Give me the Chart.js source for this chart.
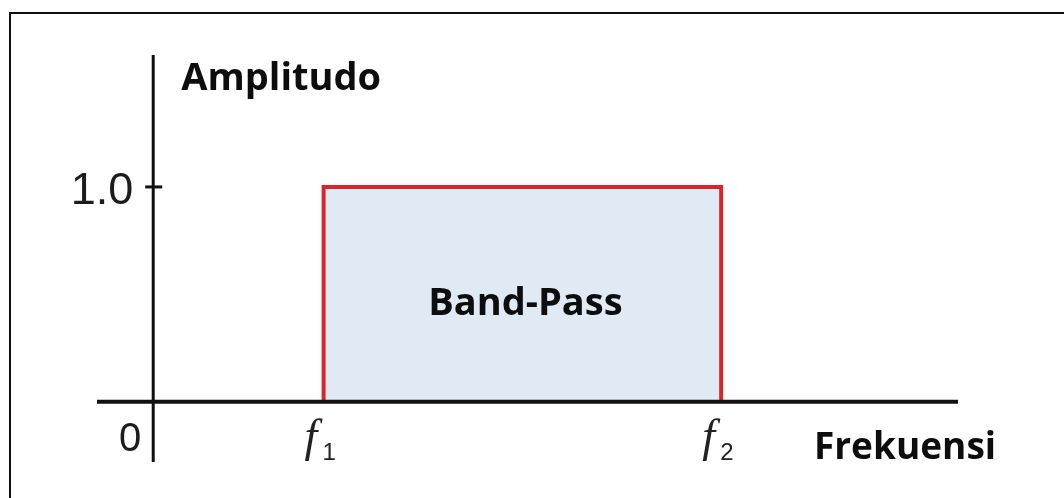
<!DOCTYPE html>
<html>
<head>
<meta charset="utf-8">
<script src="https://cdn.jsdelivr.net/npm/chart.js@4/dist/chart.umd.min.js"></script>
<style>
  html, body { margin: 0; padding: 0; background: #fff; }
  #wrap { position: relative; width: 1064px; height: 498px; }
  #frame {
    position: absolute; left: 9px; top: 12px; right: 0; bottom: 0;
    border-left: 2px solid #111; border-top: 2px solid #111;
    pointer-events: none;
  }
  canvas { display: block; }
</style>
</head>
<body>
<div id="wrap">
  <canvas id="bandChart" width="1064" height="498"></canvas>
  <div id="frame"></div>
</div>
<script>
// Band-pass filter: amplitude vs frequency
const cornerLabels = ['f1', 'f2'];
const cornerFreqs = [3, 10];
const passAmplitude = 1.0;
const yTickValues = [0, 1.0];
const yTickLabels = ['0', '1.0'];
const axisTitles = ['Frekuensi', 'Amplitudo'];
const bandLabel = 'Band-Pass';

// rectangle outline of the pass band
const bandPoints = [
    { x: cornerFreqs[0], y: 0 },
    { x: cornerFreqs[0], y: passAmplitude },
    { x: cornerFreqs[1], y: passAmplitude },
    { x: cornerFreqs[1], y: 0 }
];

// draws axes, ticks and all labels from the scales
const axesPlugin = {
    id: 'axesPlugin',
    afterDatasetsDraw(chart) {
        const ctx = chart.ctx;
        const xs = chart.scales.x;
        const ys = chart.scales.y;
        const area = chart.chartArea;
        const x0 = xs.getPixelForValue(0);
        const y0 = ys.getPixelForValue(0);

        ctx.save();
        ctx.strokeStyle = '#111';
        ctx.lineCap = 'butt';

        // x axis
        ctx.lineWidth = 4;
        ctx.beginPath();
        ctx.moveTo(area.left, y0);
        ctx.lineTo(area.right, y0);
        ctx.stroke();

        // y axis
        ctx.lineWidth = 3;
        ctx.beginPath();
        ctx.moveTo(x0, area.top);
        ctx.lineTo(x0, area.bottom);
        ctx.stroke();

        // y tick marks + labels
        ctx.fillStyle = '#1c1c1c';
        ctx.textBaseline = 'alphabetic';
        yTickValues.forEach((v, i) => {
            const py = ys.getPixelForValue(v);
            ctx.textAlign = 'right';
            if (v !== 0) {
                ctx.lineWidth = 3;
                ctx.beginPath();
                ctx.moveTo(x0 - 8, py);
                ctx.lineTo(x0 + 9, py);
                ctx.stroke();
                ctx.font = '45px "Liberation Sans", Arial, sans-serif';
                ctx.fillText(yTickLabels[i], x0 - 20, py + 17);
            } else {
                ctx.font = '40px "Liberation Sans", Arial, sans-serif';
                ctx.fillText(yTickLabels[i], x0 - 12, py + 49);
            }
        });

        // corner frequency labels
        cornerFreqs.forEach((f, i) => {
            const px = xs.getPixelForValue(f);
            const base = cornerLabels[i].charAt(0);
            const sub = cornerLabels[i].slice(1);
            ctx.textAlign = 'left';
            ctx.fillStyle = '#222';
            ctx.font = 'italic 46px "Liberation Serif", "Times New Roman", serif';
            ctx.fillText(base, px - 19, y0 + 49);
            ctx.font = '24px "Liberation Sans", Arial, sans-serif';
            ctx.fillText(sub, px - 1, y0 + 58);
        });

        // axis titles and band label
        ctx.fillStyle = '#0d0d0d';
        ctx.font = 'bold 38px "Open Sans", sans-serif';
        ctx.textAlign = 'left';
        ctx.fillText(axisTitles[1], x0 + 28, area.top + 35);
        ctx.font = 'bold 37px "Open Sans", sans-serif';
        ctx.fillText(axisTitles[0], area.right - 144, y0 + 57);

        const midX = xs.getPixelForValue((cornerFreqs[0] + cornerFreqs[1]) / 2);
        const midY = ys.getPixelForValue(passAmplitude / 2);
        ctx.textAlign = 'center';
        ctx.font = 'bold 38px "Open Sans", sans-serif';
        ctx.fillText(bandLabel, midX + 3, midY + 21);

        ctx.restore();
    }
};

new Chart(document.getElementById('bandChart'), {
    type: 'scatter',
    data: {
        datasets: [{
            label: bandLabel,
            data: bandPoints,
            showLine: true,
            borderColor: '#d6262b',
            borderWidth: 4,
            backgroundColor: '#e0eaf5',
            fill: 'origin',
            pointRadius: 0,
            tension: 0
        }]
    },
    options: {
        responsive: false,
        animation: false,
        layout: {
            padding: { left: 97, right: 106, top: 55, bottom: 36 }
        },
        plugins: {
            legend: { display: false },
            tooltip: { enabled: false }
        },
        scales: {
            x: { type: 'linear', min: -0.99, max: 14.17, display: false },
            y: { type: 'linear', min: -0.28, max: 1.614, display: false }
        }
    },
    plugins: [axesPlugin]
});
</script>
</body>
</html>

■ ■ ■ ■ ■ ■ ■

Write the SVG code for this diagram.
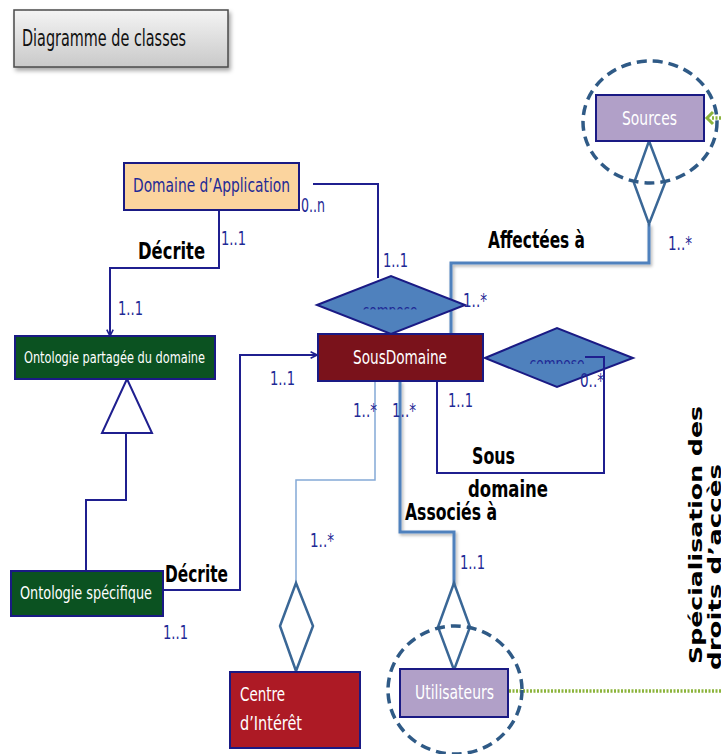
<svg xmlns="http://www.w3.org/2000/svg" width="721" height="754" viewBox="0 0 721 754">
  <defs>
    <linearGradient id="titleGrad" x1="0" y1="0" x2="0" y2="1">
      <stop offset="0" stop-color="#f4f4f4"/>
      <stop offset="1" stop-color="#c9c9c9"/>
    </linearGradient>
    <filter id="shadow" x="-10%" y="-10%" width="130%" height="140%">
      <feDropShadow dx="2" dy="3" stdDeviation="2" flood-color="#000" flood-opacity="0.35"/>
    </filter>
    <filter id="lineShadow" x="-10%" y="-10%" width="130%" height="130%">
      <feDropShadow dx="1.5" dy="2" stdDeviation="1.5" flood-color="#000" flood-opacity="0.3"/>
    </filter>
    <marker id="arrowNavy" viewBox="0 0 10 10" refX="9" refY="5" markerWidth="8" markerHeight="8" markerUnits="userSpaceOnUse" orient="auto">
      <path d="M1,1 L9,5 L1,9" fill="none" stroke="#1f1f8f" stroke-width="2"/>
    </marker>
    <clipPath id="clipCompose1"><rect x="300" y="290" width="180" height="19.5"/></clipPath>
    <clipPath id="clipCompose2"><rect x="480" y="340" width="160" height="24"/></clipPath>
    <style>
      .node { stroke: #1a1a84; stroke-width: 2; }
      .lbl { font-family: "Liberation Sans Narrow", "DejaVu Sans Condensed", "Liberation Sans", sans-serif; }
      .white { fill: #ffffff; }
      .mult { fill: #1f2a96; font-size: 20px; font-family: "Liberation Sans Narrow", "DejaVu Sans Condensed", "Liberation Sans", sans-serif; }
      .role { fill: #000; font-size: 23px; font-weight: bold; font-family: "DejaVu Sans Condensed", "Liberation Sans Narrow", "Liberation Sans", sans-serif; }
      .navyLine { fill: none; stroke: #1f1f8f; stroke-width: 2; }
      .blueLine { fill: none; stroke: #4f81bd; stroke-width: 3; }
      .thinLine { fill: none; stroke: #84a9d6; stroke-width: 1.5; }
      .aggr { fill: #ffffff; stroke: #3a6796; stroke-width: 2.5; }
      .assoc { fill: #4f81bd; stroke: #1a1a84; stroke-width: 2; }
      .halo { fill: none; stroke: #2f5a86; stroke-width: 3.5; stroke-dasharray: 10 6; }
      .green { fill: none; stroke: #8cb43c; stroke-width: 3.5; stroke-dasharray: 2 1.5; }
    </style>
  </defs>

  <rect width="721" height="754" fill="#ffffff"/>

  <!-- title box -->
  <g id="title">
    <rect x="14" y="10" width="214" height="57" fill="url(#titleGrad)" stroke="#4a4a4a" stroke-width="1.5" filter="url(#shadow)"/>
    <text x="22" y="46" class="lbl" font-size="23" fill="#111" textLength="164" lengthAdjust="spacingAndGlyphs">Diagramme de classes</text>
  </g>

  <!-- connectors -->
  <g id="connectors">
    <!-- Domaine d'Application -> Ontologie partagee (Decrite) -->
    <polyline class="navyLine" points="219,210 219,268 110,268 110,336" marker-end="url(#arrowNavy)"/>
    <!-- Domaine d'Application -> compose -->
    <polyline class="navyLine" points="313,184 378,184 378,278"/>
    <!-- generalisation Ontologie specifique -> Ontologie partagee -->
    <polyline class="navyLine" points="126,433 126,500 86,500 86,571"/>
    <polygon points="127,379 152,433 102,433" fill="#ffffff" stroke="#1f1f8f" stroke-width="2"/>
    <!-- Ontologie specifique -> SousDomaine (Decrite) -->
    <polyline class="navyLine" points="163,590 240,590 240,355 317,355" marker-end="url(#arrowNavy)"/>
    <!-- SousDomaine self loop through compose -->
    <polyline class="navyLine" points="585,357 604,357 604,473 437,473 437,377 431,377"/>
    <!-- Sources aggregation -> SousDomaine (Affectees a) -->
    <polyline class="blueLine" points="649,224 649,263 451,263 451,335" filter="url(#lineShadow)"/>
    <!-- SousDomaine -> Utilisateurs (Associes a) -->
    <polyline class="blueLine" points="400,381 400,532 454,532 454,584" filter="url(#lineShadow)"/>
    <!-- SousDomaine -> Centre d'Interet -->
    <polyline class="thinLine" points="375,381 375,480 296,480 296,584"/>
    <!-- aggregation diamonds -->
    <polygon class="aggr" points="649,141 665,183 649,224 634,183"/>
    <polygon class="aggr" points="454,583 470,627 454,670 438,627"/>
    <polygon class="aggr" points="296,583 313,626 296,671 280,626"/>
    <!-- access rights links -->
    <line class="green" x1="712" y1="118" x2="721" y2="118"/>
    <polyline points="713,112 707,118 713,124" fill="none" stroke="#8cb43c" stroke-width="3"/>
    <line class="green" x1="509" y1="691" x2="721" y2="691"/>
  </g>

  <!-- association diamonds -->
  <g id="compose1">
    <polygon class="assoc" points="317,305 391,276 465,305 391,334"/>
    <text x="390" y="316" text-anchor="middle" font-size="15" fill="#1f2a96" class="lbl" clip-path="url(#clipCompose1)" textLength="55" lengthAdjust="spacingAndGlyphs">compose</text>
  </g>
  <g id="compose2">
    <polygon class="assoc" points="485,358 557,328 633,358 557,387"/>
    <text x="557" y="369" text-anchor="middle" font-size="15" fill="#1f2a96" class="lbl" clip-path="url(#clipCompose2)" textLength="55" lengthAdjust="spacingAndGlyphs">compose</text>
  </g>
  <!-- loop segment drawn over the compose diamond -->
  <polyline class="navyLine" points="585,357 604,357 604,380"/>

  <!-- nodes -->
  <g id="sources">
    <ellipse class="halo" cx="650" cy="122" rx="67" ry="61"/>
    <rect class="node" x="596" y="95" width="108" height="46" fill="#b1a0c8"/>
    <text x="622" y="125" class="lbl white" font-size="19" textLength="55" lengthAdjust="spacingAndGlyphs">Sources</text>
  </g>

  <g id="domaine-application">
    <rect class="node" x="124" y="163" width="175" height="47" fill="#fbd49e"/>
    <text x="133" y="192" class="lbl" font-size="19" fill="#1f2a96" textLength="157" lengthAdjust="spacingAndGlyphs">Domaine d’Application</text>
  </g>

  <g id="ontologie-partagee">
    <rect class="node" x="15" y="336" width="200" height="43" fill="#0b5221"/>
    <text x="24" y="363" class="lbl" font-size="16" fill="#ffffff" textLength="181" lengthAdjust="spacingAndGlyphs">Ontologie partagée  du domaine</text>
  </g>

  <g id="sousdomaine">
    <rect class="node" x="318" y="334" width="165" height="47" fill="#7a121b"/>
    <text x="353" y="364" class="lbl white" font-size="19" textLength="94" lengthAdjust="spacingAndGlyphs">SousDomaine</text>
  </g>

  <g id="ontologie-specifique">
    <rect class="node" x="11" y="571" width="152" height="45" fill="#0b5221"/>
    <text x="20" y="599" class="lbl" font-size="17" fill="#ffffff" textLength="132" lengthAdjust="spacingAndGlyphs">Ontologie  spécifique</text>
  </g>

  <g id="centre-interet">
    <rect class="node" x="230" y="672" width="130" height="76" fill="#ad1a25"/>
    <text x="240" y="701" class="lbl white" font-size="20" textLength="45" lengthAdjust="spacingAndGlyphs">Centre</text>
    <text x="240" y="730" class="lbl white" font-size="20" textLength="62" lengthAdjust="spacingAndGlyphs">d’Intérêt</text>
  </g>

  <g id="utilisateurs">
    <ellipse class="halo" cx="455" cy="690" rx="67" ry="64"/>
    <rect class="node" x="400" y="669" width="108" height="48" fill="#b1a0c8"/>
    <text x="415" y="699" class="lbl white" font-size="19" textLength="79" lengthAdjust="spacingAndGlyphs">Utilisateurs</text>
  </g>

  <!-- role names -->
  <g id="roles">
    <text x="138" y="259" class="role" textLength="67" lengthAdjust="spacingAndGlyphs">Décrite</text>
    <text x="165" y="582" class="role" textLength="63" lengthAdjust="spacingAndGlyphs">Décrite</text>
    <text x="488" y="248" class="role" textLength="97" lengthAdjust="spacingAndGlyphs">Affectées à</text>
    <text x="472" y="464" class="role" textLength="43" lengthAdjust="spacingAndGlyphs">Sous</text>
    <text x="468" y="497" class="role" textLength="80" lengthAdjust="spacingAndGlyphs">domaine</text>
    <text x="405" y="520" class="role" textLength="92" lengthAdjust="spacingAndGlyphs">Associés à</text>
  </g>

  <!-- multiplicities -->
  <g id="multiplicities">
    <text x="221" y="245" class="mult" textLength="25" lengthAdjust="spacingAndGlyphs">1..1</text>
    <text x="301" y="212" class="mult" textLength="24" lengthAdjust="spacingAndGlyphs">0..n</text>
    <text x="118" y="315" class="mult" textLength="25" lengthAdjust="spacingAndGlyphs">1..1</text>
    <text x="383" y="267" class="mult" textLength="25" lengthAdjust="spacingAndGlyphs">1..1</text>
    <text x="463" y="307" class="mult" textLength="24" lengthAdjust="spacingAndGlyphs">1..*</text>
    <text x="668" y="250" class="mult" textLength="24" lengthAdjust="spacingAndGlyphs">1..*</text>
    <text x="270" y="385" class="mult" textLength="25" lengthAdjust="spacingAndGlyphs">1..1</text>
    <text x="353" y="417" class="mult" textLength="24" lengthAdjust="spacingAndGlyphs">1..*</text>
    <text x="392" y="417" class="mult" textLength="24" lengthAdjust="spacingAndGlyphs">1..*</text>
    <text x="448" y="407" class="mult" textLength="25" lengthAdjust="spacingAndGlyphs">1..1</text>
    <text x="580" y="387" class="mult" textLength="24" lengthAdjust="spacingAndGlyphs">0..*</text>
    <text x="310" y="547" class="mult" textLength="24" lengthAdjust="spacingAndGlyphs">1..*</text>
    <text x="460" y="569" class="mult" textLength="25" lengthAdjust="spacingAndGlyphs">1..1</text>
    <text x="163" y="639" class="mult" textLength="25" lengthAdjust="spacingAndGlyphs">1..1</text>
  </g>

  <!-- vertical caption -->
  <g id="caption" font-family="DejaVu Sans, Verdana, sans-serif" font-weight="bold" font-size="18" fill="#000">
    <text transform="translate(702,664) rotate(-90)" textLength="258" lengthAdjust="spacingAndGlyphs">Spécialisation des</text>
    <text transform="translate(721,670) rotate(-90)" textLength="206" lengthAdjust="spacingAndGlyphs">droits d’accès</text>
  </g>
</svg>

■ ■ ■ ■ ■ ■ ■

What to produce:
Copy every line of the material in which the word "this" occurs.

The solution:
Give me the Chart.js source for this chart.
Write the SVG code for this diagram.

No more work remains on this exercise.